Quinn went on to sketch out these two faces of freedom, as found in Chesterton’s work. He quoted Chesterton’s remark: “I did not understand what was meant by liberty until I heard it called by the new name of human dignity.” For G.K. Chesterton, then, liberty is an altogether mystical thing, a divine spark, and way for human beings to participate in the life of God. Quinn went on to quote from Chesterton’s essay, Babies and Distributism: “A child is the very sign and sacrament of human freedom… he is something his parents have freely chosen to produce and protect.”
Do read the whole thing here… (there appear to be a few other interesting essays on Chesterton as well).
The topic calls to mind conversations we’ve had in ACS. Just the other day I was talking with Nathan about freedom/limitation – you may recall that great quote of GK’s about ‘the frame being the most interesting part of the painting’…
One analogy I like to use is that of the RULES of a basketball game, and the sidelines and endlines… without them, we would never have witnessed the artistry of Michael Jordan. Or – the scales and strict musical education endured by Mozart- without them, he never would have been cultivated to later produce his body of work which stunned the music world. Or – on any of the great writers – they needed first a MASTERY of the grammar of their language before they could play with language creatively. You cannot write (at least not excellently) in metaphors, with playfulness, without having a full grasp of the rules of the language you are writing in.
You can’t BREAK the rules until you KNOW the rules – thereby acquiring a sense of when and where they can be broken or stretched without totally deconstructing the genre or FORM of the thing you are creating.
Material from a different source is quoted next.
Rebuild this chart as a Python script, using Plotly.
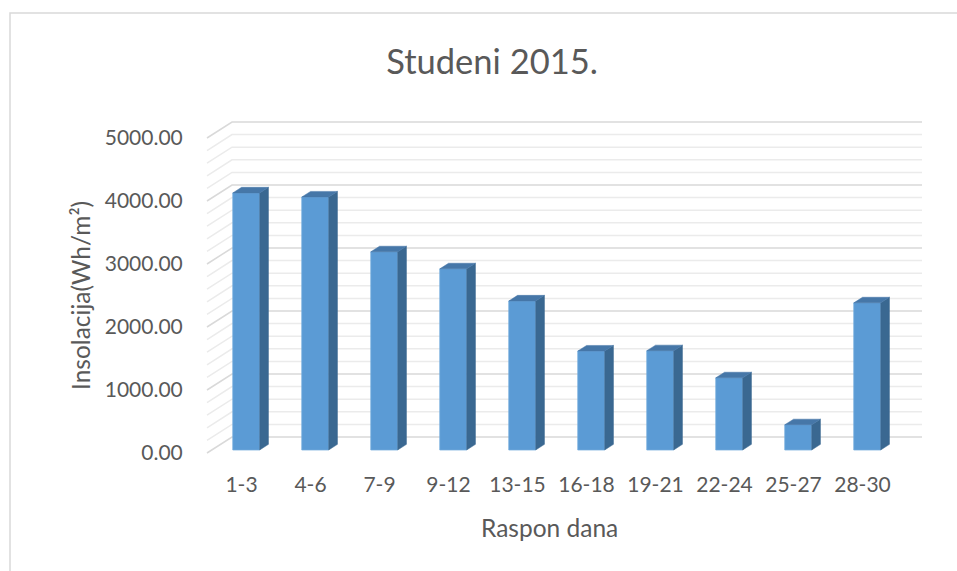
import plotly.graph_objects as go

categories = ['1-3', '4-6', '7-9', '9-12', '13-15', '16-18', '19-21', '22-24', '25-27', '28-30']
insolation = [4080, 4015, 3145, 2875, 2365, 1570, 1575, 1145, 400, 2335]
y_ticks = [0, 1000, 2000, 3000, 4000, 5000]
y_tick_labels = ['0.00', '1000.00', '2000.00', '3000.00', '4000.00', '5000.00']
grid_step = 200

# fake 3d: going back in depth shifts right and up (axis units per unit depth)
DX = 25 / 69
DY = 16 / 0.063
D_FRONT, D_BACK = 0.19, 0.54
BAR_W = 0.39
FONT = 'Lato'
GREY = '#595959'


def proj(u, d, v):
    return u + DX * d, v + DY * d


def add_pt(xs, ys, u, d, v):
    x, y = proj(u, d, v)
    xs.append(x)
    ys.append(y)


# walls with gridlines (side wall slanted, back wall flat) -> shapes under the bars
grid_shapes = []
for v in range(0, y_ticks[-1] + 1, grid_step):
    pts = [proj(0, 0, v), proj(0, 1, v), proj(len(categories), 1, v)]
    path = 'M' + ' L'.join(f'{x},{y}' for x, y in pts)
    color = '#D9D9D9' if v % 1000 == 0 else '#EBEBEB'
    grid_shapes.append({'type': 'path', 'path': path, 'xref': 'x', 'yref': 'y',
                        'layer': 'below', 'line': {'color': color, 'width': 1.5}})

fig = go.Figure()

# side and top faces of the columns
side_x, side_y, top_x, top_y = [], [], [], []
for i, v in enumerate(insolation):
    ul = i + 0.5 - BAR_W / 2
    ur = i + 0.5 + BAR_W / 2
    for d, h in [(D_FRONT, 0), (D_BACK, 0), (D_BACK, v), (D_FRONT, v), (D_FRONT, 0)]:
        add_pt(side_x, side_y, ur, d, h)
    side_x.append(None)
    side_y.append(None)
    for u, d in [(ul, D_FRONT), (ur, D_FRONT), (ur, D_BACK), (ul, D_BACK), (ul, D_FRONT)]:
        add_pt(top_x, top_y, u, d, v)
    top_x.append(None)
    top_y.append(None)

fig.add_trace(go.Scatter(x=side_x, y=side_y, mode='lines', fill='toself', fillcolor='#3A6891',
                         line={'color': '#3A6891', 'width': 0.5}, hoverinfo='skip', showlegend=False))
fig.add_trace(go.Scatter(x=top_x, y=top_y, mode='lines', fill='toself', fillcolor='#4677A8',
                         line={'color': '#4677A8', 'width': 0.5}, hoverinfo='skip', showlegend=False))

# front faces
fig.add_trace(go.Bar(x=[i + 0.5 + DX * D_FRONT for i in range(len(categories))],
                     y=insolation, base=DY * D_FRONT, width=BAR_W,
                     marker={'color': '#5B9BD5', 'line': {'color': '#6FA8DC', 'width': 0.8}},
                     customdata=categories,
                     hovertemplate='%{customdata}: %{y:.2f}<extra></extra>',
                     showlegend=False))

border = {'type': 'rect', 'xref': 'paper', 'yref': 'paper',
          'x0': (10 - 200) / 730, 'x1': (962 - 200) / 730,
          'y0': (470 - 576) / 370, 'y1': (470 - 13) / 370,
          'line': {'color': '#D9D9D9', 'width': 1.5}}

fig.update_layout(
    width=957, height=571,
    margin={'l': 200, 'r': 27, 't': 100, 'b': 101},
    paper_bgcolor='white', plot_bgcolor='white',
    font={'family': FONT, 'color': GREY, 'size': 21},
    title={'text': 'Studeni 2015.', 'x': 492 / 957, 'xanchor': 'center',
           'y': 1 - 62 / 571, 'yanchor': 'middle',
           'font': {'family': FONT, 'size': 34.5, 'color': GREY}},
    shapes=grid_shapes + [border],
    annotations=[
        {'text': 'Insolacija(Wh/m²)', 'xref': 'paper', 'yref': 'paper',
         'x': (80 - 200) / 730, 'y': (470 - 296) / 370, 'textangle': -90,
         'xanchor': 'center', 'yanchor': 'middle',
         'showarrow': False, 'font': {'size': 24.5, 'color': GREY}},
        {'text': 'Raspon dana', 'xref': 'paper', 'yref': 'paper',
         'x': (549 - 200) / 730, 'y': (470 - 527) / 370,
         'xanchor': 'center', 'yanchor': 'middle',
         'showarrow': False, 'font': {'size': 24.5, 'color': GREY}},
    ],
)
fig.update_xaxes(range=[-7 / 69, 723 / 69], tickvals=[i + 0.5 for i in range(len(categories))],
                 ticktext=categories, showgrid=False, zeroline=False, showline=False, ticks='')
fig.update_yaxes(range=[(453 - 470) / 0.063, (453 - 100) / 0.063], tickvals=y_ticks,
                 ticktext=y_tick_labels, showgrid=False, zeroline=False, showline=False,
                 ticks='outside', ticklen=12, tickcolor='rgba(0,0,0,0)')

fig.write_html('out.html', config={'displayModeBar': False},
               post_script="document.body.style.margin='0';")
Otherwise you end up with nothing but Jackson Pollock paint splatter… the cheating-bully-ball-hog on your playground basketball team… the kid banging on the piano in discordant cacophony. These are not the starting points of beauty – not, to extend the idea, the true aim of liberty, and not the full expression of the dignity of man. These are, rather, stunted and dead-end outcomes of disordered freedom.
Which is why I particularly relish the GKC quote Dr. Quinn cited in his talk:
“Every one of the popular modern phrases and ideals is a dodge in order to shirk the problem of what is good.”
He does have a knack for getting to the heart of it, doesn’t he? WHAT IS GOOD? Without a properly ordered vision of the good, individually and collectively, man is bound to sow and reap confusion. Even presumed virtues such as “freedom” become distorted, run rampant, or are perceived outside their proper place as ends in themselves.